<
>

FREE BARTMAN

Jonathan Daniel/Getty Images

Steve Bartman didn't want to leave Wrigley Field. He wanted to stay exactly where he began Game 6 of the 2003 National League Championship Series: in Aisle 4, Row 8, Seat 113.

But it wasn't his call. Cubs leftfielder Moisés Alou was going all Lord Voldemort on him. And Cubs fans were hurling full payloads of f-bombs at him, not to mention cups of beer and ice. Meanwhile, up in the booth, the Fox TV crew was circling the poor dude on the telestrator—just in case America didn't see him during the eight slo-mo replays and the four live close-up shots.

Give Bartman credit, though. As an entire stadium turned on him, the then-26-year-old Little League coach sat stubbornly in his seat, wearing brown glasses, blue Cubs cap, cheapie black headphones, green turtleneck and blue sweatshirt. And he remained there, even when security personnel asked him to leave for his own safety.

Minutes earlier, Bartman had reached innocently for a foul ball hit down the leftfield line by Florida's Luis Castillo. Just below Bartman's outstretched hands? The outstretched glove of Alou. The ball caromed away, Alou freaked, and Castillo was still alive. "If Alou had just jogged back to his position, Steve Bartman would have sat down and watched the rest of the game," says Paul Rathje, stadium operations director at the time. "Nobody would have ever known about him."

Instead, Bartman is a tabloid phenomenon.

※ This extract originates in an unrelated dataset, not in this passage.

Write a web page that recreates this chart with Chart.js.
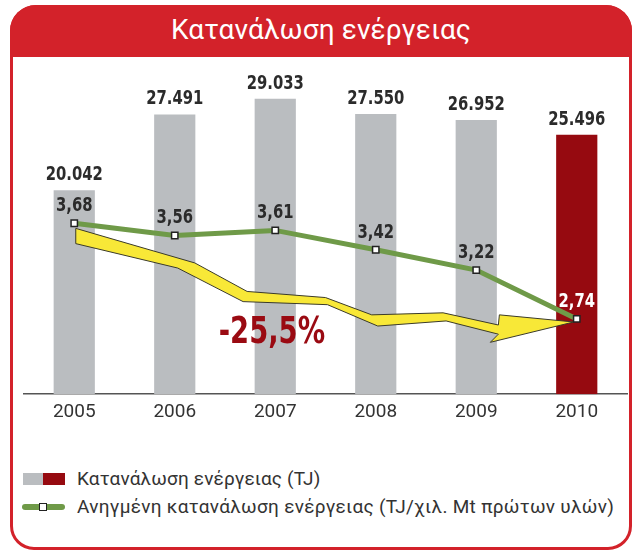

Oprah and Dr. Oz would hug him tomorrow—if only he'd come out of hiding.

The whole situation was so Cubs. With Chicago leading 3-0 and five outs from the club's first World Series since 1945, a Major League Baseball official wanted to place "NL Champs" T-shirts on the clubhouse chair of each Cubs player. But then-marketing director John McDonough, who'd seen too much during his 24 years with the tortured franchise, ordered that the boxes stay sealed until the final out. "It was at that precise moment," McDonough remembers, "that it happened."

When security coordinator Julius Farrell saw the broadcasters circle Bartman on-screen, he thought, Okay, this could be a problem. Already near Bartman's section, Farrell ordered a guard to get Bartman out of there. When the guard returned and said that Bartman wouldn't budge, Farrell replied, "Tell him he's going to leave." Farrell then hustled to the field boxes and eventually steered Bartman down an exit well and into a concourse swelled with angry Chicagoans. Security pinned several fans against a wall as a terrified Bartman, still wearing his headphones, pulled his crumpled jacket over his face.

You know what happened next. The Marlins scored eight runs on their way to winning the game, and the following night they took the pennant. And everybody blamed Bartman. Media types and vigilante fans searched for him during and after Game 6. But Bartman walked out the front entrance of Wrigley in disguise, his clothes swapped for a security guard's uniform. Not far from the ballpark, though, he was spotted by a belligerent fan. "I'm thinking, Oh god, we're gonna die," says Cubs security staffer Erika Amundsen, who ducked Bartman into her nearby apartment to evade the mob. "The poor kid is fanatically flipping through TV stations, trying to get information. He's asking, 'Did I really ruin the game?'"

The next day, Bartman issued a written apology and vanished. He still lives and works in the Chicago area, but he continues to decline all interview requests, book deals and six-figure TV-commercial offers.

Yet Bartman went virtually unnoticed among thousands of Cubs fans at Ryne Sandberg's Hall of Fame induction in 2005. "I would have liked to have met him," Sandberg says. "I would have shaken his hand and thanked him for being a Cubs fan."

And one other thing: Sandberg, who also was at Game 6, says he would have reached for the foul ball too.